== EXERCISE ==
Exactly the lines from the start of the data below through the line that contains "import matplotlib.pyplot as plt" are to be copied, with pictures left out.

== RECORD EXCERPTS ==
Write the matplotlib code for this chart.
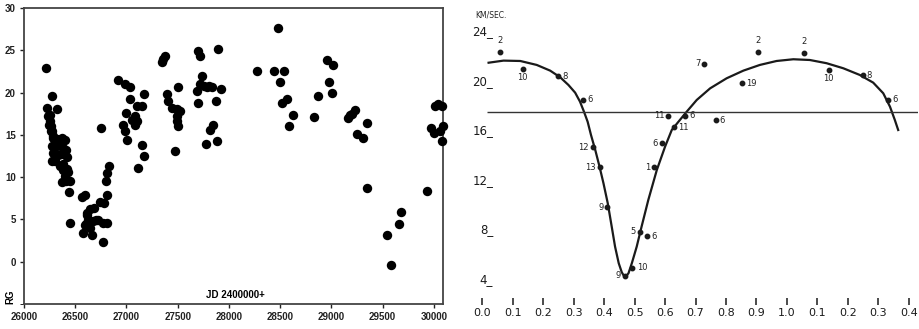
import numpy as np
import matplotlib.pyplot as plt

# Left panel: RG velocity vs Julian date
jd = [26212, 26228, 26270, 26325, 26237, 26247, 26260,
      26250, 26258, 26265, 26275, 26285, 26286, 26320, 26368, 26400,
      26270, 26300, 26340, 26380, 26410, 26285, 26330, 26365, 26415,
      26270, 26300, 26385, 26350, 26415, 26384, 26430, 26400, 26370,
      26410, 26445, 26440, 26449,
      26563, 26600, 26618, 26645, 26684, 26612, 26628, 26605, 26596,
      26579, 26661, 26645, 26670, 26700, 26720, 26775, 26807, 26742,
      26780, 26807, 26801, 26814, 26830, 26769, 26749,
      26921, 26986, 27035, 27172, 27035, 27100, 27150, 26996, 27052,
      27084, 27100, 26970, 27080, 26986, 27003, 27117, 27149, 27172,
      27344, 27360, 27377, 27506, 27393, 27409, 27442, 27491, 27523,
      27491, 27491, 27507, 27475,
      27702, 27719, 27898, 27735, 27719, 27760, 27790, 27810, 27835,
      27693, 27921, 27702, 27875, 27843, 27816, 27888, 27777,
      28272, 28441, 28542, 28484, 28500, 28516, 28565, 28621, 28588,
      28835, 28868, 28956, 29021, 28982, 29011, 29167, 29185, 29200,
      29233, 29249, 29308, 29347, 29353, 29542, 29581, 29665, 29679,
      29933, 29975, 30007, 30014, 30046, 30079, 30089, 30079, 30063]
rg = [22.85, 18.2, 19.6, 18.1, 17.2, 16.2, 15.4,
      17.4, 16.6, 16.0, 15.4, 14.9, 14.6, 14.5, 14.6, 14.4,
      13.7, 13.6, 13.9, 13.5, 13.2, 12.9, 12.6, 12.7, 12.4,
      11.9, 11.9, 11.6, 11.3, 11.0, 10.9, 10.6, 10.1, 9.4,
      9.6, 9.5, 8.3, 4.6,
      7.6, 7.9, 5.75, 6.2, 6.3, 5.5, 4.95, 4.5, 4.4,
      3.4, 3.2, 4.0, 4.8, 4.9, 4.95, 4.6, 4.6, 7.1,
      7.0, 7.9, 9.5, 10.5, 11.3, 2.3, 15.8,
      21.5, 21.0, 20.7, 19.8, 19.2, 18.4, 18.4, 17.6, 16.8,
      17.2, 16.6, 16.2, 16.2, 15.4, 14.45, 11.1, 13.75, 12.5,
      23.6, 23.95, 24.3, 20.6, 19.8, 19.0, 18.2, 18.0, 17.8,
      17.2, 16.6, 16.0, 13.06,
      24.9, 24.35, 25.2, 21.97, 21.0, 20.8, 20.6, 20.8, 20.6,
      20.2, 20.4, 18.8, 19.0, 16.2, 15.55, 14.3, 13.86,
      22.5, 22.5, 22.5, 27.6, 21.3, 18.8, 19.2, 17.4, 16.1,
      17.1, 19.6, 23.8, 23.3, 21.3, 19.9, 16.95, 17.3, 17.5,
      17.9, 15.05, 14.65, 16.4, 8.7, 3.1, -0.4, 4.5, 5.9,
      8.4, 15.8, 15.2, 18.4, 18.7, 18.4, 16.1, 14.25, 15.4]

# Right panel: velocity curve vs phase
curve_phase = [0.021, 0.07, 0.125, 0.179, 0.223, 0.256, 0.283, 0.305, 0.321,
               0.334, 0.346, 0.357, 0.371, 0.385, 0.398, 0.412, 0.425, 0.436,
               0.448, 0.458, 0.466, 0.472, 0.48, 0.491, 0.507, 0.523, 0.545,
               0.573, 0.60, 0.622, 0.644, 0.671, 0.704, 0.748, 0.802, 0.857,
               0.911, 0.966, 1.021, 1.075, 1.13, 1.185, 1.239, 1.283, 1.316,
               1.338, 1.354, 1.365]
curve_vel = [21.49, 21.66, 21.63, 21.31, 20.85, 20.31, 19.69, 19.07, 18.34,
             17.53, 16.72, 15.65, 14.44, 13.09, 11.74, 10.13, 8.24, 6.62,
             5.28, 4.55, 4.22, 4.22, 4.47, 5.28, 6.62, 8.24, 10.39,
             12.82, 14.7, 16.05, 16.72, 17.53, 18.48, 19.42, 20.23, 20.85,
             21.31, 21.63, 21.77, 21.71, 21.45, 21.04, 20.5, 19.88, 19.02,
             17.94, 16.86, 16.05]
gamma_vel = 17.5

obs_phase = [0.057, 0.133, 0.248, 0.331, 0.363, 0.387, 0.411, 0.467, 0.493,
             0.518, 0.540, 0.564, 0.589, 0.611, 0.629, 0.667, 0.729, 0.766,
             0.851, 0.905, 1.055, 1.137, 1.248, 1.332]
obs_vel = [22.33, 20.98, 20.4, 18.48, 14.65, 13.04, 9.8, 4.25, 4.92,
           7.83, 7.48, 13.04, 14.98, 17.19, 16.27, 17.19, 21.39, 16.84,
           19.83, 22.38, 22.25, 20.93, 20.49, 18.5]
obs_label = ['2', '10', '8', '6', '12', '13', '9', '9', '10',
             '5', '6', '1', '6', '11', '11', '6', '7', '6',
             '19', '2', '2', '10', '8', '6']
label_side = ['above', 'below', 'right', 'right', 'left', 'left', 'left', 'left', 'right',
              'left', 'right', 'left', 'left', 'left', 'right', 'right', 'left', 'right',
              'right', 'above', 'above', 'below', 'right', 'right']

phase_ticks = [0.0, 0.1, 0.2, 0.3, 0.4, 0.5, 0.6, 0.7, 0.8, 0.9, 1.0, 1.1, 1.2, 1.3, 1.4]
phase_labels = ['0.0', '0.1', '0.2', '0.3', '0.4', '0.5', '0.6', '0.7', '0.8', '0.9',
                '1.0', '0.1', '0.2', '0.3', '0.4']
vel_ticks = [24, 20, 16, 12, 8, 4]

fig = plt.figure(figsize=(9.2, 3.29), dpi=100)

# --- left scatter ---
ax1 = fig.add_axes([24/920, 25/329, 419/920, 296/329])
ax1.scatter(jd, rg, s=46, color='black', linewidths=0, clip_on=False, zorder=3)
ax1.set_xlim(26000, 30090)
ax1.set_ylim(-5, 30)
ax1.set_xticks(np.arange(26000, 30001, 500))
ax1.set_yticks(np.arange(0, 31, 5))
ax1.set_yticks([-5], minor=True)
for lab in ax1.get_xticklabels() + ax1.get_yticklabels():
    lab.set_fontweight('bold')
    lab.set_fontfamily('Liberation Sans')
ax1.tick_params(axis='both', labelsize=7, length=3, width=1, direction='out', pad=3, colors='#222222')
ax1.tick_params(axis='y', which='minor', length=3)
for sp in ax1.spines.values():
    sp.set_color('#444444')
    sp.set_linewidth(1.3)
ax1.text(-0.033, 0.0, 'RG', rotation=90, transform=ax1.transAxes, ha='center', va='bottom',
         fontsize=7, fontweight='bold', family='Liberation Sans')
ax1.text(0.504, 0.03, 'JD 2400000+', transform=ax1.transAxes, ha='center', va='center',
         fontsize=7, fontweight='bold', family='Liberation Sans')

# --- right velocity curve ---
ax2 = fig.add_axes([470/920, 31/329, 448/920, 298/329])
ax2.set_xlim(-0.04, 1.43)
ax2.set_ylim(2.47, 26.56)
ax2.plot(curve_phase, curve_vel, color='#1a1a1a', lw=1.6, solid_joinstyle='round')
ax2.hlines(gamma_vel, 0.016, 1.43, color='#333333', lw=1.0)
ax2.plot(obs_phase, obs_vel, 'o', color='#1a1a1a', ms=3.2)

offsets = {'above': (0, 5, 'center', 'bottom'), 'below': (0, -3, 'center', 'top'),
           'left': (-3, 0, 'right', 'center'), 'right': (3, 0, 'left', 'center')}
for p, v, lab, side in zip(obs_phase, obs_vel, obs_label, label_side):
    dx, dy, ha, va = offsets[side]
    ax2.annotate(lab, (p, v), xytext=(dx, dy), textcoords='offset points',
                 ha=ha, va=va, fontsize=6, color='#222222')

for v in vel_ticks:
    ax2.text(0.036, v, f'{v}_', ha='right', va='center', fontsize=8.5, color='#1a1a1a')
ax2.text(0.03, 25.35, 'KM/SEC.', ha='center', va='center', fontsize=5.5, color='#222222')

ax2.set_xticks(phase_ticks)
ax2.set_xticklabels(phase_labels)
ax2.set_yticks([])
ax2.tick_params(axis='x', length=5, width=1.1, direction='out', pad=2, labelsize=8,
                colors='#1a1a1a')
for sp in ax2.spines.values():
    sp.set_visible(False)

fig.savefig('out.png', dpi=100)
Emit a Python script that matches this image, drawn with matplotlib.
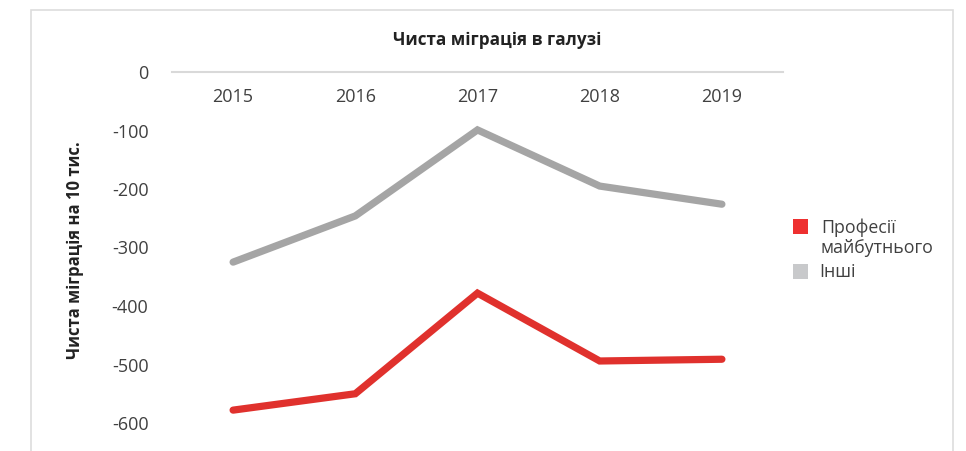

== OUTPUT FOR THIS EXERCISE ==
Write the matplotlib code for this chart.
import numpy as np
import matplotlib.pyplot as plt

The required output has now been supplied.